March 16, 2016 - TRA Newswire
The Federal Railroad Administration is asking for interested parties to submit Requests for Proposals (RFP) for high speed rail projects around the country, including potential for fast trains that would traverse the South Central High Speed Rail Corridor and the Gulf Coast Rail Corridor in Texas.
But there is one small hurdle that will keep the FRA from moving forward once project proposals are received: there's no federal money available.
The U.S. Secretary of Transportation is required to ask for high speed rail proposals under the Fixing America's Surface Transportation Act (FAST) which Congress passed last year. However, the legislation has no funding provision unless Congress approves any future plans using pubic means or their is outside private interest.
The FRA filed the notice for high speed rail proposals on March 11 with a deadline of August 31 for submissions. The RFP's would cover the financing, design, construction, operation and maintenance of a high-speed passenger-rail system operating within a high-speed rail corridor.
A privately financed bullet train project between Dallas and Houston financed by Texas Central Partners is moving along toward construction. A Florida high speed line between Miami and Orlando is scheduled to open in 2017. With this new renaissance in passenger rail on the horizon it's hoped that the RFP's would spark international interest from private corporations interested in establishing passenger rail service between major cities, according to an industry source. As stated in the filing, proposals are encouraged to be submitted for all sources.
The U.S. Department of Transportation designated high speed rail corridors for study in the late 90's and 2000 that included a Texas-Arkansas-Oklahoma line named the South Central High Speed Corridor and a Texas-Louisiana line named the Gulf Coast High Speed Rail Corridor. The South Central High Speed Rail Corridor was the reason that Texas Rail Advocates was formed to promote the concept of high speed rail to the public and private sector. Other potential corridors that are identified in the RFP include designated high speed lines around Chicago and the Midwest, the Northeast, Florida and the Southeast, California and Pacific Northwest.
The FRA filing for proposals reads FRA is soliciting and encouraging the submission of proposals to finance, design, construct, operate, and maintain a high-speed rail (HSR) system. Section 11308 of the Fixing America’s Surface Transportation (FAST) Act, Public Law 114-94 (December 4, 2015), requires the Department of Transportation to “issue a request for proposals for projects for the financing, design, construction, operation, and maintenance of a high-speed passenger rail system operating within a high-speed rail corridor.” The Federal Railroad Administration is encouraging interested parties to submit proposals that meet the requirements outlined in this request for proposals (RFP).
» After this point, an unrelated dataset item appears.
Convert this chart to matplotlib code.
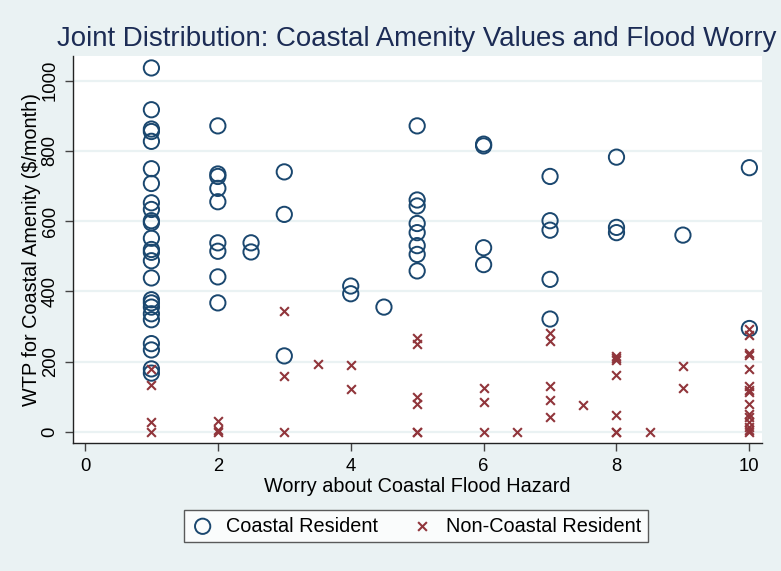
import matplotlib
matplotlib.use("Agg")
import matplotlib.pyplot as plt

plt.rcParams['font.family'] = ['Liberation Sans', 'DejaVu Sans']

# Coastal residents (circles)
coastal_worry = ([1] * 25 + [2] * 9 + [2.5] * 2 + [3] * 3 + [4] * 2 + [4.5] +
                 [5] * 8 + [6] * 4 + [7] * 5 + [8] * 3 + [9] + [10] * 2)
coastal_wtp = [1036, 917, 862, 855, 827, 749, 707, 652, 633, 601, 595, 551, 519,
               511, 487, 438, 376, 367, 355, 336, 319, 251, 233, 179, 167,
               871, 734, 727, 693, 655, 538, 514, 441, 367,
               538, 512,
               740, 619, 216,
               415, 393,
               355,
               871, 660, 643, 593, 567, 530, 505, 458,
               819, 814, 524, 476,
               727, 601, 574, 434, 321,
               782, 582, 567,
               560,
               752, 294]

# Non-coastal residents (crosses)
noncoastal_worry = ([1] * 4 + [2] * 3 + [3] * 3 + [3.5] + [4] * 2 + [5] * 6 +
                    [6] * 3 + [6.5] + [7] * 5 + [7.5] + [8] * 7 + [8.5] +
                    [9] * 2 + [10] * 15)
noncoastal_wtp = [179, 133, 27, 0,
                  31, 5, 0,
                  343, 158, 0,
                  193,
                  190, 122,
                  268, 251, 98, 79, 0, 0,
                  125, 84, 0,
                  0,
                  281, 258, 130, 90, 43,
                  76,
                  217, 210, 203, 163, 48, 0, 0,
                  0,
                  186, 124,
                  292, 276, 225, 219, 178, 130, 120, 114, 79, 52, 43, 27, 14, 5, 0]

x_ticks = [0, 2, 4, 6, 8, 10]
y_ticks = [0, 200, 400, 600, 800, 1000]

title = "Joint Distribution: Coastal Amenity Values and Flood Worry"
xlabel = "Worry about Coastal Flood Hazard"
ylabel = "WTP for Coastal Amenity ($/month)"
labels = ["Coastal Resident", "Non-Coastal Resident"]

BG = "#eaf2f3"
NAVY = "#1a476f"
MAROON = "#90353b"

W, H = 781, 571
fig = plt.figure(figsize=(W / 100, H / 100), dpi=100, facecolor=BG)
ax_left, ax_right, ax_top, ax_bottom = 73, 762, 56, 443
ax = fig.add_axes([ax_left / W, 1 - ax_bottom / H,
                   (ax_right - ax_left) / W, (ax_bottom - ax_top) / H])
ax.set_facecolor("white")

ax.scatter(coastal_worry, coastal_wtp, s=11 ** 2, facecolors="none",
           edgecolors=NAVY, linewidths=1.4, label=labels[0], zorder=3)
ax.scatter(noncoastal_worry, noncoastal_wtp, s=6.3 ** 2, marker="x",
           color=MAROON, linewidths=1.5, label=labels[1], zorder=3)

ax.set_xlim(-0.18, 10.19)
ax.set_ylim(-32, 1070)
ax.set_xticks(x_ticks)
ax.set_yticks(y_ticks)
ax.grid(axis="y", color=BG, linewidth=1.6, zorder=0)
ax.set_axisbelow(True)

for s in ["top", "right"]:
    ax.spines[s].set_visible(False)
for s in ["left", "bottom"]:
    ax.spines[s].set_color("#222222")
    ax.spines[s].set_linewidth(1.0)

ax.tick_params(axis="both", direction="out", length=6, width=1.0,
               color="#444444", labelsize=13.3, labelcolor="black", pad=5)
ax.tick_params(axis="y", labelrotation=90, pad=4.3)
for lab in ax.get_yticklabels():
    lab.set_va("center")

ax.set_xlabel(xlabel, fontsize=14.3, labelpad=1)
ax.set_ylabel(ylabel, fontsize=14.3)
ax.yaxis.set_label_coords((31.5 - ax_left) / (ax_right - ax_left), 0.5)
ax.yaxis.label.set_va("center")

fig.text(417 / W, 1 - 39 / H, title, ha="center", va="center",
         fontsize=19.9, color="#1c2c55")

leg = fig.legend(loc="center", bbox_to_anchor=(416 / W, 1 - 526 / H),
                 ncol=2, fontsize=14.3, frameon=True, fancybox=False,
                 edgecolor="#333333", facecolor="white", handletextpad=0.6,
                 columnspacing=1.6, borderpad=0.35, handlelength=1.2)
leg.get_frame().set_linewidth(1.0)

fig.savefig("out.png", dpi=100, facecolor=BG)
Based on the proposals received, the Department of Transportation may establish commissions to further review and develop proposals. No Federal funding is associated with this provision and Congress prohibited in the FAST Act any Federal agency from taking subsequent actions to further “implement, establish, facilitate, or otherwise act upon any proposals” submitted under this RFP – other than the actions described in this notice – without “explicit statutory authority” to be subsequently provided by Congress.
A similar provision was included in the Passenger Rail Investment and Improvement Act of 2008 (PRIIA) but the U.S.D.O.T. Secretary did not act on submitted proposals.